Task brief. Give the number of lines holding the string "that", and nothing else.

[Records from a collection]
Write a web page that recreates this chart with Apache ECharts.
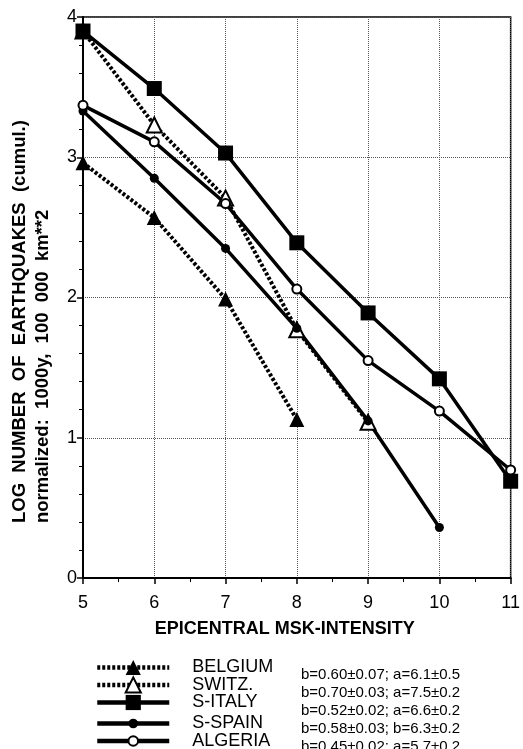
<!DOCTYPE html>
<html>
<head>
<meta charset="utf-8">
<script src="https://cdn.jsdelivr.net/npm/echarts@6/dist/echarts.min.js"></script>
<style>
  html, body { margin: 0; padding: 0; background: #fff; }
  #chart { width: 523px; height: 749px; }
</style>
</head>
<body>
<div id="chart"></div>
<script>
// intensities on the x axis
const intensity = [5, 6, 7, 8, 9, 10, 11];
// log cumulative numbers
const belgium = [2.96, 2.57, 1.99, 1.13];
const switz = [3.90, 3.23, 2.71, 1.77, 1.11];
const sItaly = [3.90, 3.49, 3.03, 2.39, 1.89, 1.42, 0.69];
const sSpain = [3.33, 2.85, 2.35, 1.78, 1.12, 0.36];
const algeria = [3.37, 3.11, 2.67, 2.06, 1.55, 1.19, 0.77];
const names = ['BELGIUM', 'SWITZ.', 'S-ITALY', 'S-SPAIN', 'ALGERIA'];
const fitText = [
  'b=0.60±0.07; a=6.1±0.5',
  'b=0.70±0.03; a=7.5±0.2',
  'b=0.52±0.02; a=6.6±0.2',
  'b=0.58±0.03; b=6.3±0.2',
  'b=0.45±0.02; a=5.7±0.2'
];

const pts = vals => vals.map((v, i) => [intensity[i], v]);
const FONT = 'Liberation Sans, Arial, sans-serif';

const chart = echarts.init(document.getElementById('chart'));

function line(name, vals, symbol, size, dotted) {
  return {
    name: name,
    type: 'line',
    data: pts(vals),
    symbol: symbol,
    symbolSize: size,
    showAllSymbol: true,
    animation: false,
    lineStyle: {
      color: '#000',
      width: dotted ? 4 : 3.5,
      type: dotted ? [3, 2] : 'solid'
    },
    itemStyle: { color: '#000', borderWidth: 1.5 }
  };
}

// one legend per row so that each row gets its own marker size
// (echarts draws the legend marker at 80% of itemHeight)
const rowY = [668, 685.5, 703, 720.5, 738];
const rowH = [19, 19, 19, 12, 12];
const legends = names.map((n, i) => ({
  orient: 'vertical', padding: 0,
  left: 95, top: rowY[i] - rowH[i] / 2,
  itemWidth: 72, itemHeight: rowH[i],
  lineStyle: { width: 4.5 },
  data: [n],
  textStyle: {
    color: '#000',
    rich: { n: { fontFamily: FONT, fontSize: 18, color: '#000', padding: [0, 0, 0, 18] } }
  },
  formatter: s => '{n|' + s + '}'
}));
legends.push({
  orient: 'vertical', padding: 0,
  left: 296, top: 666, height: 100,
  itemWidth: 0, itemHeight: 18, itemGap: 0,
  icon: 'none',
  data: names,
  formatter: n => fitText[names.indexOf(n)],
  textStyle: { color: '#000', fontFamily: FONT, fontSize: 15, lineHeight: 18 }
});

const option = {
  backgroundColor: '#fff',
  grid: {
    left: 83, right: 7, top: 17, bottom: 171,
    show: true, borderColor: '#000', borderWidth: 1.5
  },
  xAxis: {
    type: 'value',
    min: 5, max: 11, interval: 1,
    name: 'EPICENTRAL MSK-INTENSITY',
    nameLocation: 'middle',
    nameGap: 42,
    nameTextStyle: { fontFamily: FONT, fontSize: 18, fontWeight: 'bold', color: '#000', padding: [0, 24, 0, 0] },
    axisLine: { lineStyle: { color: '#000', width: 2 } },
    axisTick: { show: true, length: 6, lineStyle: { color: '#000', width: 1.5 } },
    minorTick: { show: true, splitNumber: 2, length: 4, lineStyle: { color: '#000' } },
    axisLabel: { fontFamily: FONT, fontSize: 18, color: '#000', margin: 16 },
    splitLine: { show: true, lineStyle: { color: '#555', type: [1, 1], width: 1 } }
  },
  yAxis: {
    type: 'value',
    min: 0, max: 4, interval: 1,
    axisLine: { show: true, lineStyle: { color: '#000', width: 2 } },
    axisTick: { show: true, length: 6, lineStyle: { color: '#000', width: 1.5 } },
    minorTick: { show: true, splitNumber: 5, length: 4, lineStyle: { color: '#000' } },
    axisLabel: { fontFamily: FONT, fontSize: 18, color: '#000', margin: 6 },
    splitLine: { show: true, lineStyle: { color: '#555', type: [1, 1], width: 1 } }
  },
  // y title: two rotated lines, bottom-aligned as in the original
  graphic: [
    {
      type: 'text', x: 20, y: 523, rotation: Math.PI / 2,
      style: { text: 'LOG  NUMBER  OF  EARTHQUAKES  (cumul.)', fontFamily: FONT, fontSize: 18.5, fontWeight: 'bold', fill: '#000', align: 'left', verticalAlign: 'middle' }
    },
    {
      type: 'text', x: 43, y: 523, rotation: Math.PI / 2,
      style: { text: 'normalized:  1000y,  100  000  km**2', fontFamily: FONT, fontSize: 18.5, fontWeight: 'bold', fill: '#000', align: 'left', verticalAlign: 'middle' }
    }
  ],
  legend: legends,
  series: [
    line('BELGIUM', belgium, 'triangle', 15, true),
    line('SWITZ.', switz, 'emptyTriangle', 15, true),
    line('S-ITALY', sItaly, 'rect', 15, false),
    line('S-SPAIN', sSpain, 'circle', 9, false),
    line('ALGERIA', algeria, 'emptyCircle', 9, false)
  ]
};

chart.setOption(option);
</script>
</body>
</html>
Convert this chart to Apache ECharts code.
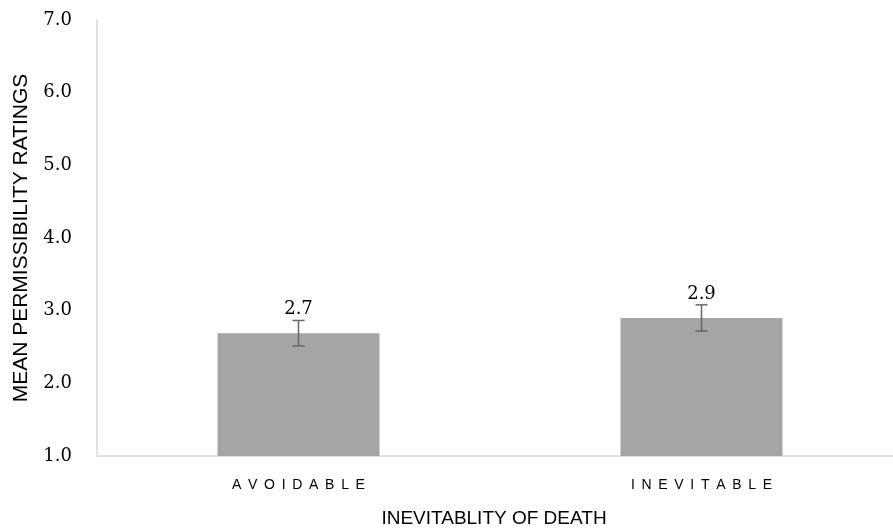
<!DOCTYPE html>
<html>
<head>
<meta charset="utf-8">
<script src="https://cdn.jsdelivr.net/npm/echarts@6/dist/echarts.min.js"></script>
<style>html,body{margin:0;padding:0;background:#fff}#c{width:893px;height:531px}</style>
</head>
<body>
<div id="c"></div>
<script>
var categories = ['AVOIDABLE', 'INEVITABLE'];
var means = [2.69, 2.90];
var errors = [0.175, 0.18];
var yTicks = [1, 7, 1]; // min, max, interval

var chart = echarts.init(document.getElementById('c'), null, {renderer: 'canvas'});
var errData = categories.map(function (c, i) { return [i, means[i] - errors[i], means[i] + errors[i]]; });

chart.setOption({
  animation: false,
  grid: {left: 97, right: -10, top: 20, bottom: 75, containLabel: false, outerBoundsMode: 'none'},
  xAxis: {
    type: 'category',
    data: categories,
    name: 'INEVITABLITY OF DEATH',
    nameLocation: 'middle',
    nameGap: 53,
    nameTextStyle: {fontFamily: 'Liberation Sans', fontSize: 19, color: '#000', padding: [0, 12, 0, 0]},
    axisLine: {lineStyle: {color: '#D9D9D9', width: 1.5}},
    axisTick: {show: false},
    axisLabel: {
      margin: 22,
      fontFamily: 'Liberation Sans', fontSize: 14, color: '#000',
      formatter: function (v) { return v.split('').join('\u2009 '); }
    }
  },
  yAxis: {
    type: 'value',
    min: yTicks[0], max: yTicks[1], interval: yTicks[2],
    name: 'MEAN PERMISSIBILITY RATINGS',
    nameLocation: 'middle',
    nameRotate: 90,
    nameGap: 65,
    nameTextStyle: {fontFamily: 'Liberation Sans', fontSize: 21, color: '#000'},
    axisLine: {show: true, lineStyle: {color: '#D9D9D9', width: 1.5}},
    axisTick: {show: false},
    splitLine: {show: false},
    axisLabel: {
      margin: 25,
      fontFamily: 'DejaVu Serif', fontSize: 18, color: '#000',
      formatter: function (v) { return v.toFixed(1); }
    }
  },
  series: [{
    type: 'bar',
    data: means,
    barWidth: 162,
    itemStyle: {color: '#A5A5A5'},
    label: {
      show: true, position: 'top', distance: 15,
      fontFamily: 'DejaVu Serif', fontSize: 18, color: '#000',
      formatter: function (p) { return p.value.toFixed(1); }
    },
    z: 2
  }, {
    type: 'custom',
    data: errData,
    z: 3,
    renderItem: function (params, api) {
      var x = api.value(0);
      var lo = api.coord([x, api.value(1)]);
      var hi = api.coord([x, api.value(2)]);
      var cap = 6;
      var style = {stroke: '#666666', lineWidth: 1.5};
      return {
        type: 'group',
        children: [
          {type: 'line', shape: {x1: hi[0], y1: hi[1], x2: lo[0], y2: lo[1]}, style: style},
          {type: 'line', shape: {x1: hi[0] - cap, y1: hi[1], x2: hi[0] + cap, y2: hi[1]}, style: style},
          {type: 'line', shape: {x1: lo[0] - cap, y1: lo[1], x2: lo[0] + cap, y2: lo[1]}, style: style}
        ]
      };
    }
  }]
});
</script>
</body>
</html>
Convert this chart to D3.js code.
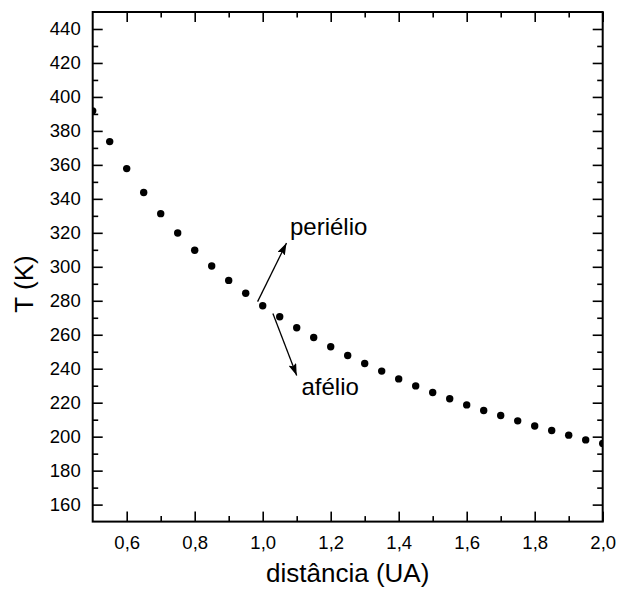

Task response. 2